Well, but for me, the "making it to birth" part is important. Some animals reproduce through parthenogenesis - most people don't know that male honeybees (drones) come about through parthenogenesis. But in higher animals, it's almost uniformly a disaster, and so far, the closer one gets to humans on the old phylogenetic tree, the more and more that it appears that parthenogenesis
cannot result in viable organisms.
Now, for me, an embryo is something that at least has the potential to become a fully-fledged human being - by that standard, clones, for example, would fit the definition of "embryo", since it's entirely possible that we could develop a fully-fledged human being from a clone. But if the chances of human parthenotes developing into actual human beings are so remote as to be essentially non-existent - or just plain non-existent, period - then there's not even the theoretical potential for new life. So what purpose does it serve to call something that has basically a zero chance of ever becoming human an "embryo"?
And the second problem - with my own rendering of "potentiality", no less ;) - is that if cloning advances to the point where we can create clones from any given adult cell, then clearly any given adult cell has the "potential" to become a new life, in the same sort of theoretical way that a parthenote might be considered a new life. But does that mean that my liver cells have to be held as sacred, and rendered off-limits to medical investigation?
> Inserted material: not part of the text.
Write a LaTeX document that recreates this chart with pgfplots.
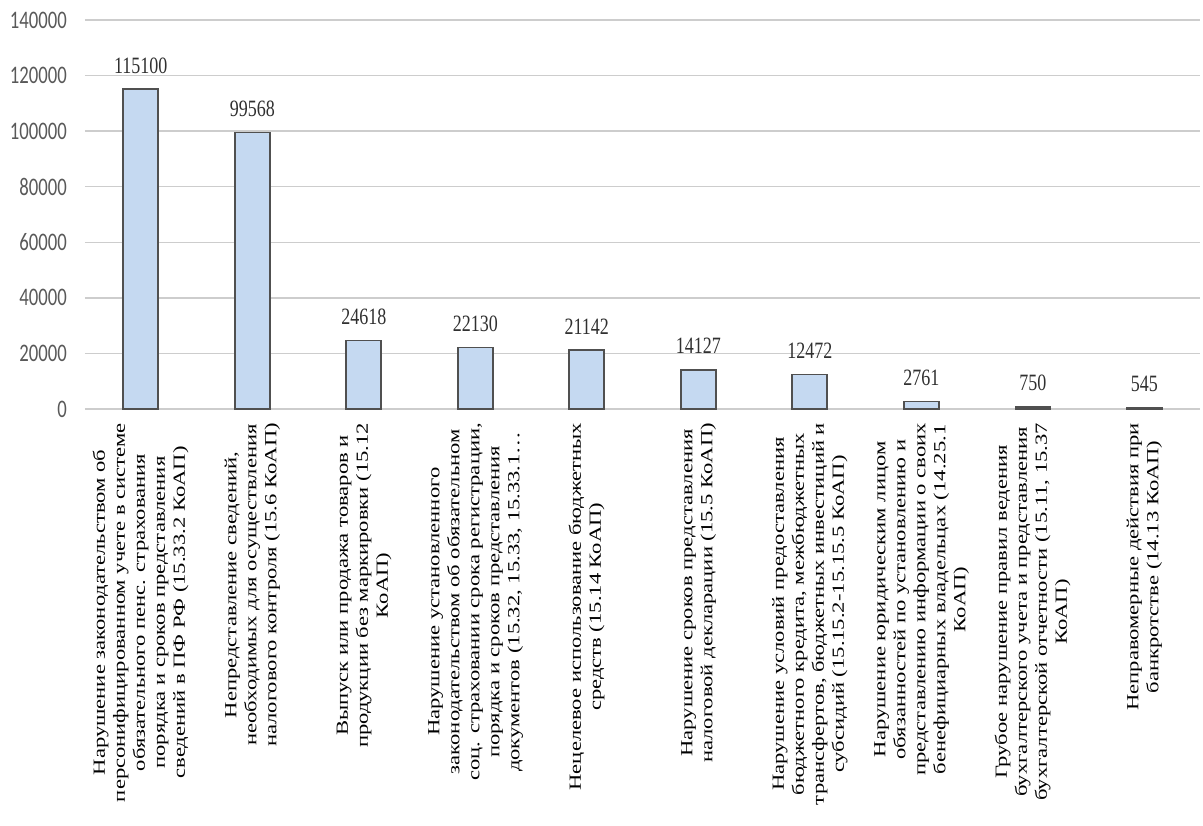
\documentclass[border=0pt]{standalone}
\usepackage{fontspec}
\setmainfont{Liberation Serif}
\newfontfamily\tickfont{Carlito}
\usepackage{pgfplots}
\pgfplotsset{compat=1.18}
\definecolor{barfill}{HTML}{C5D9F1}
\definecolor{barline}{HTML}{505050}
\definecolor{gridc}{HTML}{CDCDCD}
\definecolor{tickc}{HTML}{595959}
\definecolor{valc}{HTML}{303030}
\newcommand{\lab}[1]{\scalebox{1.33}[1]{\fontsize{17bp}{20bp}\selectfont\begin{tabular}{@{}c@{}}#1\end{tabular}}}
\newcommand{\tl}[1]{\scalebox{1}[1.35]{\fontsize{18.7bp}{20bp}\selectfont\tickfont #1}}
\begin{document}
\begin{tikzpicture}
\begin{axis}[
  scale only axis, width=1115bp, height=389bp,
  xmin=-0.5, xmax=9.5, ymin=0, ymax=140000,
  scaled y ticks=false,
  ytick={0,20000,40000,60000,80000,100000,120000,140000},
  yticklabels={\tl{0},\tl{20000},\tl{40000},\tl{60000},\tl{80000},\tl{100000},\tl{120000},\tl{140000}},
  y tick label style={anchor=east, inner sep=0pt, xshift=-18bp, text=tickc},
  xtick={0,...,9},
  xticklabels={
    {\lab{Нарушение  законодательством об\\персонифицированном учете в системе\\обязательного пенс. страхования\\порядка и сроков представления\\сведений в ПФ РФ (15.33.2 КоАП)}},
    {\lab{Непредставление сведений,\\необходимых для осуществления\\налогового контроля (15.6 КоАП)}},
    {\lab{Выпуск или продажа товаров и\\продукции без маркировки (15.12\\КоАП)}},
    {\lab{Нарушение установленного\\законодательством об обязательном\\соц. страховании срока регистрации,\\порядка и сроков представления\\документов (15.32,  15.33,  15.33.1…}},
    {\lab{Нецелевое использование бюджетных\\средств (15.14 КоАП)}},
    {\lab{Нарушение  сроков представления\\налоговой декларации  (15.5 КоАП)}},
    {\lab{Нарушение  условий предоставления\\бюджетного кредита,  межбюджетных\\трансфертов, бюджетных инвестиций и\\субсидий (15.15.2-15.15.5  КоАП)}},
    {\lab{Нарушение юридическим лицом\\обязанностей по установлению и\\представлению информации о своих\\бенефициарных владельцах  (14.25.1\\КоАП)}},
    {\lab{Грубое нарушение правил ведения\\бухгалтерского учета и представления\\бухгалтерской отчетности (15.11,  15.37\\КоАП)}},
    {\lab{Неправомерные действия при\\банкротстве (14.13  КоАП)}}
  },
  x tick label style={rotate=90, anchor=east, inner sep=0pt, outer sep=14bp},
  major tick length=0pt,
  tick style={draw=none},
  axis line style={draw=none},
  ymajorgrids, grid style={gridc, line width=1.3bp},
  ybar, bar width=35bp,
  nodes near coords={\scalebox{1}[1.3]{\fontsize{18bp}{20bp}\selectfont\pgfmathprintnumber[fixed,precision=0,1000 sep={}]{\pgfplotspointmeta}}},
  nodes near coords style={anchor=south, inner sep=0pt, yshift=15bp, text=valc},
  /pgf/number format/assume math mode=true,
  clip=false,
]
\addplot[fill=barfill, draw=barline, line width=1.6bp] coordinates {
  (0,115100) (1,99568) (2,24618) (3,22130) (4,21142)
  (5,14127) (6,12472) (7,2761) (8,750) (9,545)};
\end{axis}
\pgfresetboundingbox
\path[use as bounding box] (-85bp,-417bp) rectangle (1118bp,409bp);
\end{tikzpicture}
\end{document}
In my lexicon, an embryo is not a 'potential' individual human being, it IS an actual individual human being. To conceive severely handicapped individual human beings, then claim that since these are so severely deformed they will never make it to birth so let's experiment with them, is the chilling dehumanization of which I wrote in the essay. Have we come full circle now?
According to the President's Bioethics Council,
http://www.bioethics.gov/ the results of somatic cell nuclear transfer, or cloning, are "cloned human embryos." Parthenogenesis would be no different, in my opinion. The embryos develop into blastocysts, and on through development.
As to the "potential" of a being defining that being: poor logic. The embryo is genetically human and alive or it's not. Any discrimination between whether it's human enough to experiment on and kill is not scientific - it's a personal bias.